OPEC officials, who this week said they are considering boosting their output target by 500,000 barrels a day, insist they aren't to blame for the latest surge in oil prices to the record $60 per barrel level. They say their aim is to ease prices as a way of keeping the global economy from seizing up.
But traders dismissed the latest effort as well the OPEC agreement on June 15 to raise its output target by half a million barrels on July 1 because no new barrels would immediately hit the market and because it would further deplete OPEC's already thin supply cushion.
August crude futures settled yesterday at a record $59.84 per barrel on the New York Mercantile Exchange after earlier rising as high as $60. Oil prices have climbed more than $10 in the past month.
"It's clear that OPEC has lost control of prices in the near term," said Yasser Elguindi, senior managing director at Medley Global Advisors in New York.
Analysts said there are a wide range of factors contributing to the 60 percent surge in oil prices in the last year that are beyond OPEC's control.
For starters, economists worldwide failed to predict last year's 3 percent surge in global oil demand, with half of that growth coming from China. As a result, everyone from Saudi Arabia to Exxon Mobil Corp. was caught off guard. This was compounded, analysts said, by years of underinvestment in new production and refining capacity.
Even now, flush with cash as a result of high prices, major oil companies are using large sums to buy back shares and raise dividends. This is partly out of fear that the higher prices won't last, but also reflects the opportunity constraints the industry faces as oil-rich nations such as Venezuela and Russia make it ever more expensive for foreign companies to gain access to their natural resources.
Supply disruptions following the war in Iraq, Hurricane Ivan and labor strife in Venezuela have also taken a toll on market stability. So has the tapering off of Russian production.
"It's a bit naive to think that it's up to OPEC to open the taps and flood the market," said Antoine Halff, director of global energy at Eurasia Group in New York.
And yet, with crude inventories steadily rising around the globe, the roughly 30 million barrels per day that OPEC has been pumping cannot be ignored. "Stocks have been rebuilt by quite a bit," said Halff.
In the United States, crude supplies stand at 327.4 million barrels, or 8 percent above year ago levels, according to the Energy Department, which said this week that "inventories remain well above the upper end of the average range for this time of year."

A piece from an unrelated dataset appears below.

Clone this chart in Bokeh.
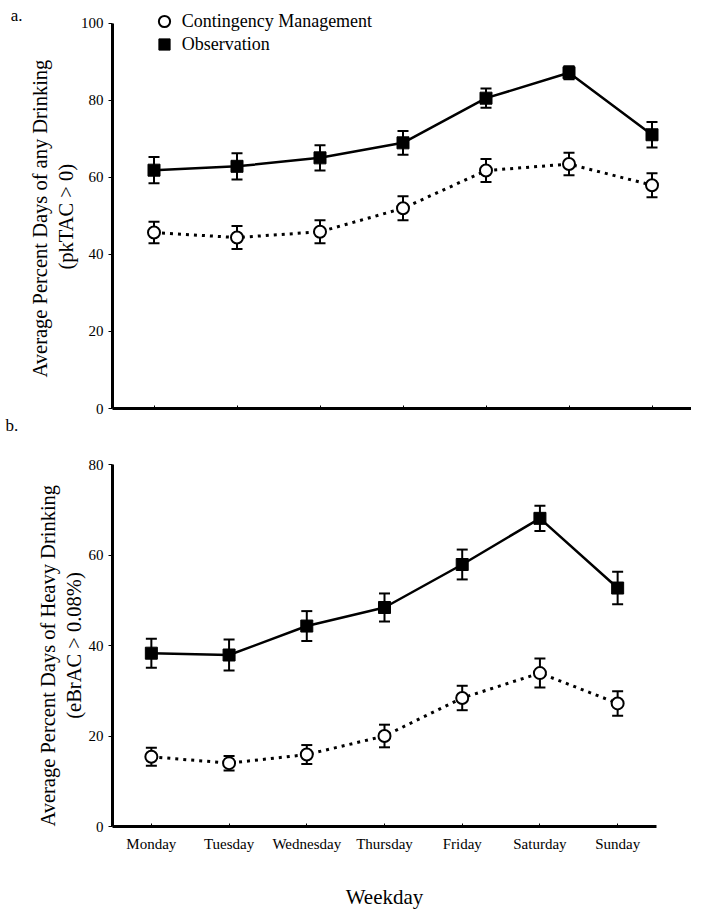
from bokeh.plotting import figure
from bokeh.models import (ColumnDataSource, Whisker, Legend, LegendItem, Title, LinearAxis,
                          FactorRange, TeeHead, Range1d, FixedTicker)
from bokeh.layouts import column
from bokeh.embed import file_html
from bokeh.resources import INLINE

days = ["Monday", "Tuesday", "Wednesday", "Thursday", "Friday", "Saturday", "Sunday"]

# Panel a: any drinking (pkTAC > 0)
a_cm = [45.7, 44.4, 45.9, 52.0, 61.8, 63.5, 58.0]
a_cm_err = [2.8, 3.0, 3.0, 3.1, 3.0, 2.9, 3.1]
a_obs = [61.9, 62.9, 65.1, 69.0, 80.6, 87.2, 71.1]
a_obs_err = [3.4, 3.4, 3.3, 3.1, 2.5, 1.7, 3.3]
a_yticks = [0, 20, 40, 60, 80, 100]

# Panel b: heavy drinking (eBrAC > 0.08%)
b_cm = [15.4, 14.0, 15.9, 20.0, 28.4, 33.9, 27.2]
b_cm_err = [2.0, 1.6, 2.1, 2.5, 2.7, 3.2, 2.7]
b_obs = [38.3, 37.9, 44.3, 48.4, 57.9, 68.1, 52.7]
b_obs_err = [3.2, 3.4, 3.3, 3.1, 3.3, 2.8, 3.6]
b_yticks = [0, 20, 40, 60, 80]

FONT = "Liberation Serif"


def side_title(p, text, side, size, **kw):
    t = Title(text=text, text_font=FONT, text_font_size=size, text_font_style="normal",
              text_color="black", **kw)
    p.add_layout(t, side)


def make_panel(cm, cm_err, obs, obs_err, yticks, ymax, yend, fw, fh, bl, bt, br, bb, show_x_labels):
    p = figure(x_range=FactorRange(*days), y_range=Range1d(0, yend),
               frame_width=fw, frame_height=fh,
               min_border_left=bl, min_border_top=bt, min_border_right=br, min_border_bottom=bb,
               output_backend="svg", toolbar_location=None)
    p.outline_line_color = None
    p.xgrid.visible = False
    p.ygrid.visible = False
    p.background_fill_color = "white"

    src = ColumnDataSource(dict(
        day=days, cm=cm, obs=obs,
        cm_lo=[v - e for v, e in zip(cm, cm_err)], cm_hi=[v + e for v, e in zip(cm, cm_err)],
        obs_lo=[v - e for v, e in zip(obs, obs_err)], obs_hi=[v + e for v, e in zip(obs, obs_err)],
    ))

    for lo, hi in (("cm_lo", "cm_hi"), ("obs_lo", "obs_hi")):
        w = Whisker(base="day", lower=lo, upper=hi, source=src, line_color="black", line_width=2,
                    upper_head=TeeHead(size=11, line_width=2, line_color="black"),
                    lower_head=TeeHead(size=11, line_width=2, line_color="black"))
        p.add_layout(w)

    p.line("day", "obs", source=src, line_color="black", line_width=2.5)
    p.line("day", "cm", source=src, line_color="black", line_width=3, line_dash="3 5")
    r_obs = p.scatter("day", "obs", source=src, marker="square", size=12,
                      fill_color="black", line_color="black")
    r_cm = p.scatter("day", "cm", source=src, marker="circle", size=12,
                     fill_color="white", line_color="black", line_width=2)

    p.yaxis.ticker = FixedTicker(ticks=yticks)
    p.yaxis.bounds = (0, ymax)
    p.yaxis.minor_tick_line_color = None
    p.yaxis.major_tick_out = 4
    p.yaxis.major_tick_in = 0
    p.yaxis.major_label_standoff = 5
    for ax in (p.xaxis[0], p.yaxis[0]):
        ax.axis_line_width = 3
        ax.axis_line_color = "black"
        ax.major_tick_line_color = "black"
        ax.major_label_text_font = FONT
        ax.major_label_text_font_size = "15px"
        ax.major_label_text_color = "black"
    p.xaxis.major_tick_in = 3
    p.xaxis.major_tick_out = 0
    if show_x_labels:
        p.xaxis.major_label_standoff = 9
        p.xaxis.axis_label = "Weekday"
        p.xaxis.axis_label_text_font = FONT
        p.xaxis.axis_label_text_font_size = "21px"
        p.xaxis.axis_label_text_font_style = "normal"
        p.xaxis.axis_label_text_color = "black"
        p.xaxis.axis_label_standoff = 30
    else:
        p.xaxis.major_label_text_font_size = "1px"
        p.xaxis.major_label_text_color = None
        p.xaxis.major_label_standoff = 0
    return p, r_cm, r_obs


def one_legend(p, label, renderer, loc):
    lg = Legend(items=[LegendItem(label=label, renderers=[renderer])],
                location=loc, glyph_height=28, glyph_width=28,
                padding=0, margin=0, label_standoff=4, border_line_color=None,
                background_fill_alpha=0, label_text_font=FONT,
                label_text_font_size="18px", label_text_color="black")
    p.add_layout(lg)


# Panel a (frame extends a little above 100 so the legend sits inside it)
pa, a_rcm, a_robs = make_panel(a_cm, a_cm_err, a_obs, a_obs_err, a_yticks, 100, 105.45,
                               581, 406, 110, 2, 0, 36, False)
one_legend(pa, "Contingency Management", a_rcm, (43, 373))
one_legend(pa, "Observation", a_robs, (43, 350))
side_title(pa, "(pkTAC > 0)", "left", "20.5px", align="left", offset=139, standoff=2)
side_title(pa, "Average Percent  Days of any Drinking", "left", "20.5px", align="left",
           offset=31, standoff=2)
panel_a_tag = LinearAxis(ticker=FixedTicker(ticks=[102]), major_label_overrides={102: "a."},
                         axis_line_color=None, major_tick_line_color=None,
                         minor_tick_line_color=None, major_tick_out=0, major_tick_in=0,
                         major_label_standoff=3, major_label_text_font=FONT,
                         major_label_text_font_size="17px", major_label_text_color="black")
pa.add_layout(panel_a_tag, "left")
side_title(pa, "b.", "below", "17px", align="left", offset=-107, standoff=10)

# Panel b
pb, _, _ = make_panel(b_cm, b_cm_err, b_obs, b_obs_err, b_yticks, 80, 80,
                      544, 362, 112, 20, 35, 86, True)
side_title(pb, "(eBrAC > 0.08%)", "left", "20.5px", align="center", standoff=2)
side_title(pb, "Average  Percent  Days of  Heavy  Drinking", "left", "20.5px", align="center",
           standoff=2)

layout = column(pa, pb, spacing=0)
open("out.html", "w").write(file_html(layout, INLINE))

Whether the economic and political uncertainty around the globe justifies the level of fear gripping energy markets or not, analysts said the underlying factor the extremely thin supply cushion could begin to dissipate in 2006. New oil development projects in Saudi Arabia and in some non-OPEC countries will soon come on line, and demand growth is slowing in China and the United States, they said.
PFC Energy, a Washington-based consultancy, estimates that OPEC's spare production capacity, which is currently about 1.5 million barrels per day, is on pace to rise as high as 2.7 million barrels per day a year from now. Moreover, most of the extra barrels coming from Saudi Arabia, Kuwait and Nigeria will be the light sweet crudes that refiners prefer for the production of transportation fuels.
While not as large as the 3-million to 5-million-barrel-per- day supply cushion that the markets were accustomed to in the 1990s, this could be enough excess production capacity to ease traders' jitters and allow prices to begin falling.
It is at that point, PFC and others warn, that OPEC may step into its lost-but-not-forgotten role of reining in output to defend prices.